Um dia desses saí de Goianésia para assistir a um show do cantor e compositor Zeca Baleiro, um dos melhores representantes da minha geração, segundo meu próprio palpite. A apresentação foi no teatro Rio Vermelho, em Goiânia. Como bons brasileiros, minha namorada e eu chegamos ao final do concerto. Tivemos tempo de ver Zeca cantar três músicas. Mas tivemos também acesso ao quadro “Versos Infames”, no qual o cantor maranhense faz uma eleição com a ajuda da plateia sobre alguns dos versos mais toscos da MPB. Recitados como poesia. Foram vinte minutos de Zeca Baleiro, cantando e zombando. Concluí que vinte minutos de Zeca Baleiro valem mais do que duas horas de Luan Santana.

Fomos brindados com alguns trechos pavorosos de Djavan, Zé Ramalho e Fagner. Algumas seqüências seriam capazes de ofender a criatividade de um aluno do Ensino Fundamental. Lamento não ter colaborado com o concurso improvisado que Zeca fez para coroar a mais tosca elegia musical da MPB. Mas aprendi a lição: da próxima vez irei mais cedo e preparado. De volta à Goianésia, debrucei-me sobre a obra de Carlinhos Brown e fiquei encantado com o volume de pérolas que o músico baiano tem a oferecer aos “Versos Infames”. É como extrair pérola dentro de um aquário de ostras.

Vamos aos exemplos. Na enigmática “Magamalabares”, ele ataca com os versos: “Magamalabares/Acqua Marã/O parquinho oxáiê”. Acredito que dentro de qualquer dialeto não deve dizer coisa com coisa. Mais Carlinhos Brown: “O dedo deduz, dedo é dez se é dois/tocando essa cor desde os pés do teu chão/buscando afinar um satélite à toa”. Esta raridade poética ele entoa na sugestiva e autobiográfica “Mapa do meu nada”.

Carlinhos Brown é uma metamorfose ambulante. É uma veia criativa a jorrar versos como: “Bebeu água, não!/Tá com sede, to!/Olha, olha, olha, olha a água mineral”, na breve e repetitiva “Água Mineral”. Mas ele não se contenta e bebe em outras fontes para produzir sua estranha arte. Na canção “Frases ventias”, Carlinhos dispara: “Pelo portão que escorre a calmaria/Nos utensílios/Que a vi servir/Saladas em lavouras de agonia”.

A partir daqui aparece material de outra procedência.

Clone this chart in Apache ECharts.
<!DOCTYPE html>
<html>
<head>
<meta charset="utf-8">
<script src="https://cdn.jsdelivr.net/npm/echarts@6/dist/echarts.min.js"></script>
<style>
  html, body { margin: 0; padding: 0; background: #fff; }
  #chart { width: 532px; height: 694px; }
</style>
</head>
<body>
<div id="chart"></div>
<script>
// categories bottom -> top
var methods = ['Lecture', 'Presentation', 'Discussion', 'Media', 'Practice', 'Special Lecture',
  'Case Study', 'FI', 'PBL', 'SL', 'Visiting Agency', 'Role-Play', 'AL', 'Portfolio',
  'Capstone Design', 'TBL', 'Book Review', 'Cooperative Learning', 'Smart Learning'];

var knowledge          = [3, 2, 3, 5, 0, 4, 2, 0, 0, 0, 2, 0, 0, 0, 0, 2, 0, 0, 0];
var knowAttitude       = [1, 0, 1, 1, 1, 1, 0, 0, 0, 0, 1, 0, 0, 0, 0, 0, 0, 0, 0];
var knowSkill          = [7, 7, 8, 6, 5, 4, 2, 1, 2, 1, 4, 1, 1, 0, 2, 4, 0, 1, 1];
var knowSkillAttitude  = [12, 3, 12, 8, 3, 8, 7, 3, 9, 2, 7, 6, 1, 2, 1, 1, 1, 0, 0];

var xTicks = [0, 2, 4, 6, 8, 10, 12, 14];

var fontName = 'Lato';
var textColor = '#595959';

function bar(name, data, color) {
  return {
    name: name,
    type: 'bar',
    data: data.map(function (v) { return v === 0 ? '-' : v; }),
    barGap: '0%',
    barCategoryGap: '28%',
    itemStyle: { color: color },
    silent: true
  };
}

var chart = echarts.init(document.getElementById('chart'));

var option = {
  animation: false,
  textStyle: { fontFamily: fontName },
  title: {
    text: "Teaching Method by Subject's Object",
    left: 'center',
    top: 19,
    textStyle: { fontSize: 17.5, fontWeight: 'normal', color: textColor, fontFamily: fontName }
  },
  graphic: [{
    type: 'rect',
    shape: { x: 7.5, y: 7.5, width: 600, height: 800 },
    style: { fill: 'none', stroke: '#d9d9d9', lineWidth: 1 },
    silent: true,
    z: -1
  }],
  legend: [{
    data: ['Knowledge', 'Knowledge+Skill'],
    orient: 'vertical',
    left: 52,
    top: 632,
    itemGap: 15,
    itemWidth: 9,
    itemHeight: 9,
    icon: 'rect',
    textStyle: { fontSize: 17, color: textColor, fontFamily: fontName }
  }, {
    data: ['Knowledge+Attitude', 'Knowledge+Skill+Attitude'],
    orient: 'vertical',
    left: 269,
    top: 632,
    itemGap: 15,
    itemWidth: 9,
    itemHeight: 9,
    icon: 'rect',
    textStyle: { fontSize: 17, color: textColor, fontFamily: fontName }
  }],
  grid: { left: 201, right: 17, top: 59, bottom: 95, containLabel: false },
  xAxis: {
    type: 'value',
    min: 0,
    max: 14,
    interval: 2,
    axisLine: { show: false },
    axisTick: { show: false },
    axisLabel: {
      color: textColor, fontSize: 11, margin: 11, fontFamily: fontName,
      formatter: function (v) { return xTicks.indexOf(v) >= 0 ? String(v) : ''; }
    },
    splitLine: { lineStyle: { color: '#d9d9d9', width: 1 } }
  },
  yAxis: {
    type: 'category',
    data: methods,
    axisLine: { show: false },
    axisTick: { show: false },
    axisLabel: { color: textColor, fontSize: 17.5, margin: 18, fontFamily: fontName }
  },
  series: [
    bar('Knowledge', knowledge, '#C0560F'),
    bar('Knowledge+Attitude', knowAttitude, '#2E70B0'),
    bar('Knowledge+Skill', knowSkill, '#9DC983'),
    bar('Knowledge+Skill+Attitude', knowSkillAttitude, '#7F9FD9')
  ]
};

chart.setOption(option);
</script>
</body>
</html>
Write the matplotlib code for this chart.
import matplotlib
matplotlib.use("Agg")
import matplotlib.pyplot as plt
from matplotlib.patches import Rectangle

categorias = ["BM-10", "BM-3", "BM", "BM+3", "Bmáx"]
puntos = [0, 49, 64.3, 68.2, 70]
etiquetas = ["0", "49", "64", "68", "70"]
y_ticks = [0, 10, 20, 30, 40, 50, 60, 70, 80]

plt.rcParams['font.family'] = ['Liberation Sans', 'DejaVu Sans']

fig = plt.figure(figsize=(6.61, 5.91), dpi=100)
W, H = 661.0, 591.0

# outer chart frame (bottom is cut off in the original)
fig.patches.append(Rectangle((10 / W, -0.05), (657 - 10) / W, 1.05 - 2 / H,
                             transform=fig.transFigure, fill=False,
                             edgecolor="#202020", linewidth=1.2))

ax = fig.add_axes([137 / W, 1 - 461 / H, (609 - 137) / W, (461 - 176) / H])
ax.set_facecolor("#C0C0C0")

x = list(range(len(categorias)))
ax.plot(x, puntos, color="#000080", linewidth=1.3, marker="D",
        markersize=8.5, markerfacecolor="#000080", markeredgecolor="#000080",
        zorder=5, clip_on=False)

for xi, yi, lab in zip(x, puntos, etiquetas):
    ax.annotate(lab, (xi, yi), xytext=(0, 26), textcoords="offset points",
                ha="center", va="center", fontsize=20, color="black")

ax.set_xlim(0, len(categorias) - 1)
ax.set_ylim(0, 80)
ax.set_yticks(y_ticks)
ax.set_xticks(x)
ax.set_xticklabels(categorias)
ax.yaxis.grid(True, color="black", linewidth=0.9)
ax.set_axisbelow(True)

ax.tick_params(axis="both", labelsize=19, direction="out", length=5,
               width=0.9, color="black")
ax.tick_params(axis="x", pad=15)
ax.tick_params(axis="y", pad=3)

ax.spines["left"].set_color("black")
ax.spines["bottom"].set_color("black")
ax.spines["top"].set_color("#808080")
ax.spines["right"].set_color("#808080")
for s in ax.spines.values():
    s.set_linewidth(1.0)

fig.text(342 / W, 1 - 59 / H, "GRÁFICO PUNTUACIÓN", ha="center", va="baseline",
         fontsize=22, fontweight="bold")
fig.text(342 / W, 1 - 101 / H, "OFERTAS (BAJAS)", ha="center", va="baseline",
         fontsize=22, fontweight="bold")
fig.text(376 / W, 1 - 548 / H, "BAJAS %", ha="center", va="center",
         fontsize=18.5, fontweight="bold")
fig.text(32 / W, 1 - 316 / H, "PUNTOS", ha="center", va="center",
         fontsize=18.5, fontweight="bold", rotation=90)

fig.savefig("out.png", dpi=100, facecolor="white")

Na mesma medida que as letras de Carlinhos Brown são um desafio à arte, imagino que seu cérebro é um desafio à ciência. Considera-se um gênio da MPB, um ultrasuperhiper letrista pós-futurista. Uma espécie de Caetano Veloso ainda não fabricado. Gaba-se de ludibriar a nossa reles compreensão estética. Pisa em um terreno ainda não explorado por nossa imaginação. Gaba-se por assassinar com requintes de crueldade a nossa simplória ideia de que uma letra de música deve nos dizer alguma coisa. Por mais banal que seja.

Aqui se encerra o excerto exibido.